10/08/2022

Invisibilidade indolor

(Este blog parece uma página de Instagram que tive que deixar de seguir porque a autora, apesar de muito cómica, era assaz aborrecida: cada vez que “abria a boca”, era para dizer “Eu sou vegan”. Já eu, cada vez que escrevo um post, digo “Eu tenho cancro”. Cada parva com a sua mania.)

Passei a conhecer as pessoas por outros prismas, como se me tivesse sentado numa cadeira elevatória e giratória e pudesse andar-lhes a toda a volta, vê-las por quadrantes nunca antes imagináveis porque impossíveis, olhá-las de cima, de viés, do avesso, à socapa. Sentir-lhes, assim, as fragilidades, as cobardias também, as fraquezas, as falhas. Claro que a inversa também é verdadeira, e foi-me igualmente dada oportunidade de conhecer a dimensão inumana — no sentido positivo do termo — de outras, por tão generosa e abnegada. Curiosamente, nestas últimas incluem-se pessoas da blogosfera, ou daquilo que resta deste nosso recanto, que vieram dar-me um abraço muito mais apertado e definitivo do que o de outras da minha vida real.

Antes que haja por aí alguma confusão, estou a lembrar-me concretamente de uma amiga de amiga, que se cruza comigo no ginásio e que, desde que o mundo soube, logo a seguir a mim, que eu estava doente, simplesmente deixou de me falar. Não que antes travássemos diálogos muito profundos, basicamente não passávamos do “olá”, ou, no limite da loucura, algo acerca de treinos ou da nossa amiga comum, mas agora julgo que me tornei invisível, pois a criatura passa por mim e desvia o olhar, ou, melhor ainda, olha-me à transparência, eu feita cristal bonito que se quebra quando cai.

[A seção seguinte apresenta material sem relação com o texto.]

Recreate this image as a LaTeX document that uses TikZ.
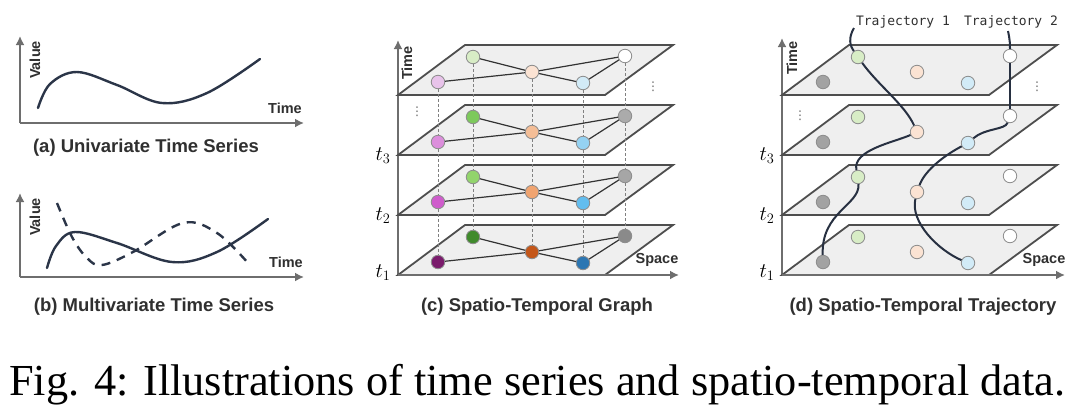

Não sei como, nem se vale a pena, explicar a estes seres que o que eu tenho não se pega. Que o que eu tenho precisa de palavras, sobretudo se forem ditas por mim, sobretudo se forem um bocadinho mais do que chavões, andrà tutto bene. Que o que eu tenho se chama cancro, não tumor, não problema, não doença, só. Eu chamo o boi pelo nome, nada temam, que não desmaiarei se disserem “cancro” à minha frente. Cancro, cancro, cancro. 

Compreendo que, sem saber o que fazer ou dizer, haja quem prefira não fazer ou dizer coisa alguma. Eu também já fiz isso. E agora sei o quanto dói essa forçada indiferença. Mas também sei que, quando nos tornamos invisíveis, deixa de doer.